SHARES in G8 Education have taken another hit today as federal changes to the childcare industry have raised concerns that costs could rise by as much as 4.7 per cent.
However, the Gold Coast-based G8, Australia's largest listed childcare centre provider, has moved quickly to douse that assumption by announcing its costs would be just 2.8 to 3.2 per cent higher.
G8 says the changes to staff-child ratios due to be introduced in January next year will add between $2 and $2.20 to the cost of each child enrolled in its centres. This is well below some headline assumptions that parents could face an extra $10 a day to place their children in childcare.

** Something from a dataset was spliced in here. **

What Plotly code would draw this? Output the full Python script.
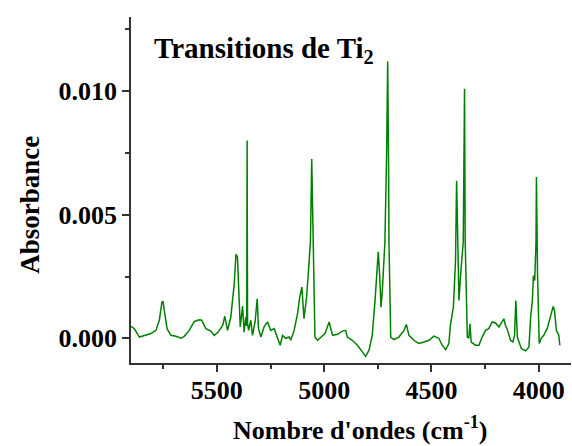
import plotly.graph_objects as go

wavenumber = [
    5900, 5885, 5861, 5838, 5807, 5784, 5768, 5756, 5751, 5745, 5732, 5714, 5691, 5667, 5652,
    5629, 5605, 5582, 5571, 5551, 5528, 5512, 5494, 5473, 5463, 5450, 5435, 5419, 5411, 5404,
    5399, 5391, 5380, 5373, 5365, 5361, 5359, 5357, 5352, 5342, 5334, 5322, 5312, 5306, 5295,
    5280, 5264, 5249, 5233, 5217, 5205, 5194, 5179, 5163, 5156, 5140, 5124, 5114, 5104, 5094,
    5082, 5073, 5064, 5058, 5052, 5043, 5031, 5016, 4996, 4977, 4961, 4938, 4915, 4900, 4892,
    4869, 4845, 4822, 4807, 4791, 4776, 4763, 4752, 4748, 4741, 4735, 4729, 4717, 4709, 4704,
    4700, 4698, 4690, 4675, 4652, 4628, 4617, 4605, 4582, 4559, 4535, 4512, 4489, 4466, 4450,
    4434, 4419, 4411, 4398, 4388, 4383, 4377, 4372, 4364, 4352, 4346, 4343, 4333, 4326, 4321,
    4315, 4295, 4279, 4264, 4248, 4233, 4217, 4202, 4186, 4171, 4163, 4155, 4145, 4132, 4121,
    4113, 4107, 4100, 4093, 4081, 4061, 4046, 4038, 4030, 4025, 4019, 4013, 4011, 4006, 3998,
    3989, 3977, 3961, 3946, 3933, 3927, 3918, 3907, 3902,
]
absorbance = [
    0.00048, 0.00039, 0.00005, 0.00012, 0.00019, 0.00032, 0.00073, 0.00146, 0.0015, 0.00113,
    0.00039, 0.00012, 0.00008, 0.0, 0.00008, 0.00032, 0.00068, 0.00075, 0.00073, 0.00039,
    0.00029, 0.00012, 0.00025, 0.00052, 0.00089, 0.00032, 0.00086, 0.0022, 0.0034, 0.00328,
    0.00234, 0.00046, 0.0013, 0.00025, 0.00086, 0.0005, 0.0080, 0.0006, 0.00032, 0.00073,
    0.00012, 0.00066, 0.0016, 0.00039, 0.00005, 0.00046, 0.00066, 0.00032, 0.00039, 0.0,
    -0.00028, 0.00012, 0.0, 0.00005, -0.00008, 0.00032, 0.001, 0.00166, 0.00207, 0.00079,
    0.00166, 0.00274, 0.0039, 0.00725, 0.0039, 0.00005, -0.00008, 0.00005, 0.00019, 0.00066,
    0.00012, 0.00016, 0.00029, 0.00032, 0.00005, -0.00008, -0.00028, -0.00055, -0.00073, -0.00048,
    0.00012, 0.00153, 0.00314, 0.0035, 0.00247, 0.00126, 0.00193, 0.0039, 0.0075, 0.0112,
    0.0070, 0.0039, 0.00005, -0.00005, 0.00005, 0.00032, 0.00056, 0.00012, -0.00008, -0.00021,
    -0.00015, -0.00008, 0.00009, 0.0, -0.00028, -0.00046, -0.00021, 0.00059, 0.00126, 0.00314,
    0.00637, 0.00274, 0.00153, 0.0026, 0.0039, 0.0101, 0.0039, 0.00005, 0.0, 0.00059,
    -0.00015, -0.00028, -0.00028, 0.00005, 0.00032, 0.00039, 0.00066, 0.00062, 0.00046, 0.00066,
    0.00079, 0.00052, 0.00032, -0.00008, -0.00015, 0.00012, 0.00153, 0.00005, -0.00015, -0.00042,
    -0.00051, -0.00035, 0.00086, 0.00153, 0.00254, 0.00234, 0.0039, 0.00653, 0.0026, -0.00021,
    0.0, 0.00012, 0.00039, 0.00086, 0.00129, 0.00113, 0.00032, 0.00012, -0.00028,
]

x_tickvals = [5500, 5000, 4500, 4000]
y_tickvals = [0.000, 0.005, 0.010]
y_ticktext = ["0.000", "0.005", "0.010"]

FONT = "Liberation Serif"

fig = go.Figure()
fig.add_trace(go.Scatter(
    x=wavenumber, y=absorbance, mode="lines",
    line=dict(color="#008000", width=1.5),
    showlegend=False, hoverinfo="skip",
))

axis_common = dict(
    showline=True, linecolor="#333333", linewidth=1.5,
    ticks="outside", ticklen=7, tickwidth=1.5, tickcolor="#333333",
    showgrid=False, zeroline=False,
    tickfont=dict(family=FONT, size=26, color="black", weight="bold"),
    minor=dict(ticks="outside", ticklen=4, tickwidth=1.5, tickcolor="#333333", showgrid=False),
)

fig.update_layout(
    width=572, height=446,
    margin=dict(l=131, r=1, t=17, b=83),
    paper_bgcolor="white", plot_bgcolor="white",
    xaxis=dict(range=[5900, 3850], tickvals=x_tickvals,
               minor_dtick=250, ticklabelstandoff=-4, **axis_common),
    yaxis=dict(range=[-0.001, 0.013], tickvals=y_tickvals, ticktext=y_ticktext,
               minor_dtick=0.0025, **axis_common),
    annotations=[
        dict(text="Transitions de Ti<sub>2</sub>", xref="paper", yref="paper",
             x=0.048, y=0.905, xanchor="left", yanchor="middle", showarrow=False,
             font=dict(family=FONT, size=29, color="black", weight="bold")),
        dict(text="Absorbance", xref="paper", yref="paper",
             x=-0.23, y=0.457, xanchor="center", yanchor="middle", textangle=-90,
             showarrow=False,
             font=dict(family=FONT, size=27, color="black", weight="bold")),
        dict(text="Nombre d'ondes (cm<sup>-1</sup>)", xref="paper", yref="paper",
             x=0.52, y=-0.19, xanchor="center", yanchor="middle", showarrow=False,
             font=dict(family=FONT, size=26, color="black", weight="bold")),
    ],
)

fig.write_html(
    "out.html",
    config={"displayModeBar": False},
    post_script="document.body.style.margin='0';document.body.style.padding='0';document.body.style.overflow='hidden';",
)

"If the changes are introduced as planned on January 1, 2016, then it is anticipated that overall costs will rise by approximately 2.8 to 3.2 per cent, with the actual quantum dependent upon occupancy levels across affected individual rooms/centres and differences by state," says G8 Education in a statement to the ASX today.
The federal government has been working towards implementing a National Quality Framework for the childcare sector since 2010 and introduced the first round of changes involving staff-child ratios in 2012.

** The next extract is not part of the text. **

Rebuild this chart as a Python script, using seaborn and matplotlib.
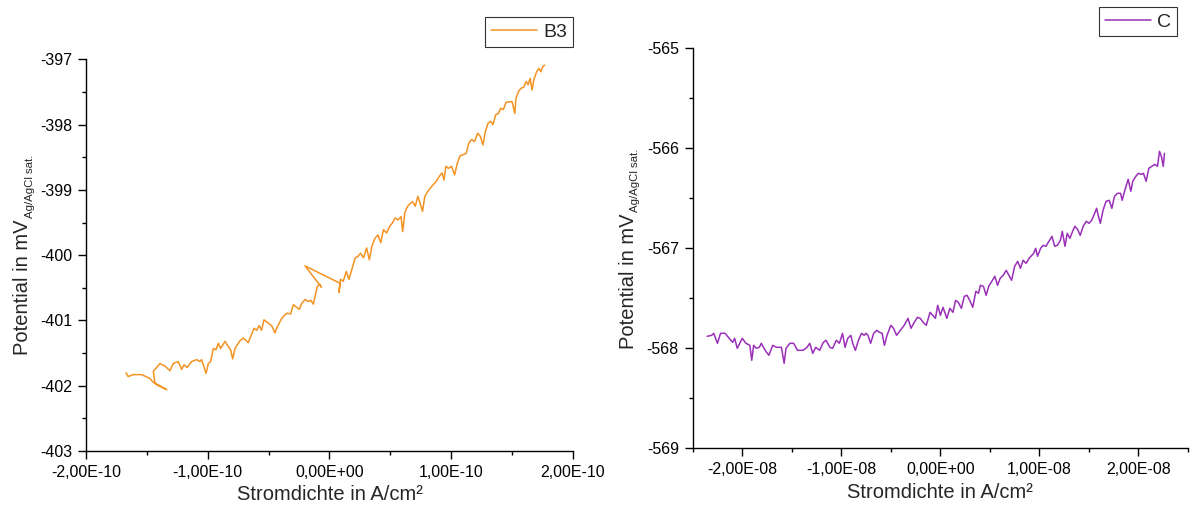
import numpy as np
import pandas as pd
import matplotlib
matplotlib.use("Agg")
import matplotlib.pyplot as plt
from matplotlib.ticker import FixedLocator, FuncFormatter
import seaborn as sns

# === Data ===
# B3: current density in units of 1e-10 A/cm², potential in mV
b3_current_e10 = [
    -1.671, -1.653, -1.612, -1.543, -1.474, -1.452, -1.406, -1.337,
    -1.433, -1.447, -1.392, -1.351, -1.310, -1.283, -1.242, -1.214,
    -1.195, -1.168, -1.132, -1.091, -1.064, -1.050, -1.014, -0.995,
    -0.976, -0.954, -0.932, -0.913, -0.894, -0.858, -0.831, -0.812,
    -0.795, -0.776, -0.735, -0.708, -0.667, -0.620, -0.598, -0.577,
    -0.557, -0.538, -0.503, -0.475, -0.448, -0.434, -0.393, -0.352,
    -0.319, -0.297, -0.269, -0.248, -0.228, -0.201, -0.174, -0.154,
    -0.133, -0.119, -0.100, -0.078, -0.066, -0.201, 0.086, 0.078,
    0.091, 0.113, 0.138, 0.160, 0.186, 0.211, 0.233, 0.255,
    0.280, 0.305, 0.327, 0.349, 0.374, 0.399, 0.421, 0.443,
    0.469, 0.494, 0.516, 0.538, 0.563, 0.588, 0.601, 0.619,
    0.642, 0.664, 0.682, 0.704, 0.726, 0.745, 0.764, 0.783,
    0.808, 0.830, 0.852, 0.877, 0.903, 0.925, 0.940, 0.956,
    0.978, 1.003, 1.028, 1.050, 1.072, 1.097, 1.123, 1.145,
    1.167, 1.192, 1.217, 1.239, 1.261, 1.280, 1.302, 1.324,
    1.343, 1.365, 1.387, 1.406, 1.428, 1.450, 1.475, 1.500,
    1.522, 1.531, 1.553, 1.575, 1.594, 1.616, 1.632, 1.648,
    1.663, 1.679, 1.701, 1.720, 1.736, 1.752, 1.767,
]
b3_potential = [
    -401.80, -401.86, -401.83, -401.83, -401.89, -401.94, -402.00, -402.06,
    -401.96, -401.78, -401.66, -401.70, -401.77, -401.66, -401.63, -401.75,
    -401.68, -401.72, -401.63, -401.60, -401.63, -401.60, -401.81, -401.66,
    -401.63, -401.43, -401.45, -401.35, -401.43, -401.32, -401.40, -401.45,
    -401.59, -401.43, -401.31, -401.27, -401.34, -401.12, -401.15, -401.08,
    -401.15, -400.99, -401.04, -401.08, -401.19, -401.12, -400.97, -400.89,
    -400.90, -400.76, -400.80, -400.83, -400.74, -400.68, -400.71, -400.69,
    -400.75, -400.64, -400.48, -400.45, -400.49, -400.165, -400.43, -400.57,
    -400.37, -400.40, -400.25, -400.37, -400.20, -400.04, -400.02, -399.97,
    -400.04, -399.89, -400.07, -399.86, -399.74, -399.69, -399.81, -399.61,
    -399.66, -399.56, -399.51, -399.43, -399.46, -399.41, -399.64, -399.35,
    -399.25, -399.21, -399.18, -399.25, -399.10, -399.21, -399.33, -399.10,
    -399.02, -398.97, -398.92, -398.87, -398.79, -398.74, -398.85, -398.64,
    -398.67, -398.64, -398.77, -398.59, -398.48, -398.46, -398.44, -398.28,
    -398.23, -398.26, -398.13, -398.18, -398.31, -398.11, -397.98, -397.95,
    -398.00, -397.85, -397.83, -397.75, -397.77, -397.66, -397.65, -397.65,
    -397.83, -397.60, -397.49, -397.44, -397.43, -397.34, -397.39, -397.29,
    -397.47, -397.31, -397.19, -397.14, -397.19, -397.11, -397.09,
]

# C: current density in units of 1e-8 A/cm², potential in mV
c_current_e8 = [
    -2.354, -2.308, -2.288, -2.250, -2.219, -2.173, -2.115, -2.096,
    -2.077, -2.050, -2.000, -1.962, -1.923, -1.904, -1.885, -1.858,
    -1.827, -1.808, -1.769, -1.731, -1.692, -1.654, -1.604, -1.577,
    -1.558, -1.519, -1.481, -1.442, -1.385, -1.346, -1.319, -1.288,
    -1.258, -1.219, -1.181, -1.154, -1.115, -1.088, -1.050, -1.019,
    -0.988, -0.962, -0.935, -0.904, -0.885, -0.858, -0.827, -0.796,
    -0.769, -0.750, -0.731, -0.704, -0.673, -0.642, -0.615, -0.588,
    -0.565, -0.538, -0.500, -0.473, -0.442, -0.404, -0.365, -0.327,
    -0.296, -0.269, -0.231, -0.204, -0.173, -0.142, -0.104, -0.077,
    -0.050, -0.027, 0.000, 0.027, 0.065, 0.096, 0.127, 0.154,
    0.181, 0.212, 0.242, 0.269, 0.296, 0.327, 0.358, 0.385,
    0.404, 0.435, 0.462, 0.488, 0.519, 0.550, 0.577, 0.604,
    0.635, 0.665, 0.692, 0.719, 0.750, 0.781, 0.808, 0.835,
    0.865, 0.896, 0.923, 0.942, 0.962, 0.981, 1.012, 1.038,
    1.065, 1.096, 1.127, 1.154, 1.181, 1.212, 1.231, 1.258,
    1.281, 1.308, 1.335, 1.358, 1.385, 1.412, 1.442, 1.473,
    1.500, 1.527, 1.558, 1.577, 1.596, 1.615, 1.642, 1.673,
    1.704, 1.731, 1.758, 1.788, 1.819, 1.835, 1.865, 1.896,
    1.923, 1.942, 1.973, 2.000, 2.027, 2.050, 2.077, 2.104,
    2.135, 2.165, 2.192, 2.212, 2.231, 2.250, 2.262,
]
c_potential = [
    -567.88, -567.87, -567.85, -567.95, -567.85, -567.85, -567.92, -567.94,
    -567.90, -568.00, -567.90, -567.95, -567.97, -568.12, -567.97, -568.00,
    -567.99, -567.95, -568.02, -568.07, -567.97, -567.99, -567.99, -568.15,
    -568.00, -567.95, -567.95, -568.02, -568.02, -567.99, -567.95, -568.05,
    -567.99, -568.02, -567.94, -567.92, -567.99, -568.00, -567.92, -567.95,
    -567.85, -567.99, -567.90, -567.87, -567.95, -568.02, -567.92, -567.85,
    -567.87, -567.85, -567.87, -567.95, -567.85, -567.82, -567.84, -567.85,
    -567.97, -567.87, -567.77, -567.80, -567.87, -567.82, -567.77, -567.70,
    -567.80, -567.75, -567.69, -567.70, -567.74, -567.77, -567.64, -567.67,
    -567.70, -567.57, -567.67, -567.59, -567.70, -567.60, -567.64, -567.52,
    -567.54, -567.60, -567.48, -567.47, -567.52, -567.59, -567.43, -567.45,
    -567.37, -567.38, -567.47, -567.38, -567.33, -567.28, -567.37, -567.30,
    -567.27, -567.22, -567.27, -567.32, -567.18, -567.13, -567.20, -567.12,
    -567.15, -567.10, -567.07, -567.05, -567.00, -567.08, -567.00, -566.97,
    -566.98, -566.93, -566.88, -566.98, -566.97, -566.92, -566.83, -566.98,
    -566.85, -566.90, -566.83, -566.78, -566.81, -566.87, -566.78, -566.73,
    -566.75, -566.72, -566.65, -566.60, -566.68, -566.75, -566.62, -566.53,
    -566.52, -566.60, -566.48, -566.45, -566.45, -566.52, -566.41, -566.31,
    -566.43, -566.33, -566.28, -566.25, -566.26, -566.25, -566.33, -566.20,
    -566.18, -566.16, -566.18, -566.03, -566.08, -566.18, -566.05,
]

df_b3 = pd.DataFrame({"current": np.array(b3_current_e10) * 1e-10, "potential": b3_potential})
df_c = pd.DataFrame({"current": np.array(c_current_e8) * 1e-8, "potential": c_potential})

# === Style ===
sns.set_style("ticks")
plt.rcParams["font.family"] = ["Liberation Sans", "DejaVu Sans"]
plt.rcParams["axes.unicode_minus"] = False

W, H = 1197, 515
fig = plt.figure(figsize=(W / 100, H / 100), dpi=100)
ax1 = fig.add_axes([0.0718, 0.1243, 0.4069, 0.7605])
ax2 = fig.add_axes([0.5787, 0.1295, 0.4138, 0.7767])

sci_fmt = FuncFormatter(lambda v, pos: f"{v:.2E}".replace(".", ","))
int_fmt = FuncFormatter(lambda v, pos: f"{v:.0f}")

xlabel = "Stromdichte in A/cm²"
ylabel_main = "Potential in mV"
ylabel_sub = "Ag/AgCl sat."


def style_axis(ax, xlim, ylim, xstep):
    ax.set_xlim(*xlim)
    ax.set_ylim(*ylim)
    for side in ["top", "right"]:
        ax.spines[side].set_visible(False)
    for side in ["left", "bottom"]:
        ax.spines[side].set_linewidth(1.0)
        ax.spines[side].set_color("black")
    # only ticks inside the view, so no hidden labels hang outside
    n = int(round(xlim[1] / xstep))
    ax.xaxis.set_major_locator(FixedLocator([k * xstep for k in range(-n, n + 1)]))
    ax.xaxis.set_minor_locator(FixedLocator([(k + 0.5) * xstep for k in range(-n - 1, n + 1)
                                             if abs((k + 0.5) * xstep) <= xlim[1] * 1.0001]))
    ax.yaxis.set_major_locator(FixedLocator(list(range(int(ylim[0]), int(ylim[1]) + 1))))
    ax.yaxis.set_minor_locator(FixedLocator([v + 0.5 for v in range(int(ylim[0]), int(ylim[1]))]))
    ax.xaxis.set_major_formatter(sci_fmt)
    ax.yaxis.set_major_formatter(int_fmt)
    ax.tick_params(which="major", direction="out", length=5.5, width=1.0,
                   labelsize=11.5, colors="black", pad=4.5)
    ax.tick_params(which="minor", direction="out", length=3, width=1.0, colors="black")
    ax.set_xlabel(xlabel, fontsize=14.5, labelpad=4)
    ax.set_ylabel("")


def potential_label(x_px, y_px):
    # main text with a smaller, lowered subscript (placed by hand)
    t = fig.text(x_px / W, y_px / H, ylabel_main, rotation=90, rotation_mode="anchor",
                 ha="left", va="baseline", fontsize=14.5)
    fig.canvas.draw()
    bb = t.get_window_extent()
    fig.text((x_px + 4.5) / W, (bb.y1 + 1) / H, ylabel_sub, rotation=90,
             rotation_mode="anchor", ha="left", va="baseline", fontsize=8.2)


def add_legend(ax, anchor):
    leg = ax.legend(loc="upper right", bbox_to_anchor=anchor, borderaxespad=0,
                    fontsize=14, fancybox=False, edgecolor="#333333", framealpha=1,
                    handlelength=2.4, handletextpad=0.3, borderpad=0.3)
    leg.get_frame().set_linewidth(0.8)


# Left panel: B3
sns.lineplot(data=df_b3, x="current", y="potential", sort=False, estimator=None,
             color="#F39322", linewidth=1.1, ax=ax1, label="B3", legend=False)
style_axis(ax1, (-2e-10, 2e-10), (-403, -397), 1e-10)
add_legend(ax1, (1.0, 1.107))

# Right panel: C
sns.lineplot(data=df_c, x="current", y="potential", sort=False, estimator=None,
             color="#9A2FB8", linewidth=1.1, ax=ax2, label="C", legend=False)
style_axis(ax2, (-2.5e-8, 2.5e-8), (-569, -565), 1e-8)
add_legend(ax2, (0.978, 1.103))

potential_label(28.5, H - 355)
potential_label(634, H - 349)

fig.savefig("out.png", dpi=100)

The framework is designed to create a uniform national approach to the regulation and quality assessment of education and childcare services in Australia.
The changes have prompted institutional broking firm CLSA this week to estimate that they will lift costs to childcare operators by 4.7 per cent.
The report is seen as a trigger for the latest G8 share sell-off, which saw more than 9.5 million shares changing hands today. The shares fell more than 6 per cent to a low of $3.30.
The Australian Childcare Alliance has warned for some time that parents face higher costs due to the proposed changes, with president Gwynn Bridge revealing this week that a recent survey of childcare centres has shown increases of $10 a day could be likely.
G8 Education says it is waiting on the federal government to reveal its family care package before announcing any policy changes.
Among the unknowns are how much assistance the government will provide in the federal budget in May.
G8 managing director Chris Scott reiterated that the company's cost-increase estimates are well below market assumptions.
He also takes an existential view to the company's share price which has been impacted by the uncertainty around the childcare reforms over the past year.
"Markets undershoot and overshoot, but eventually they get it right," he says.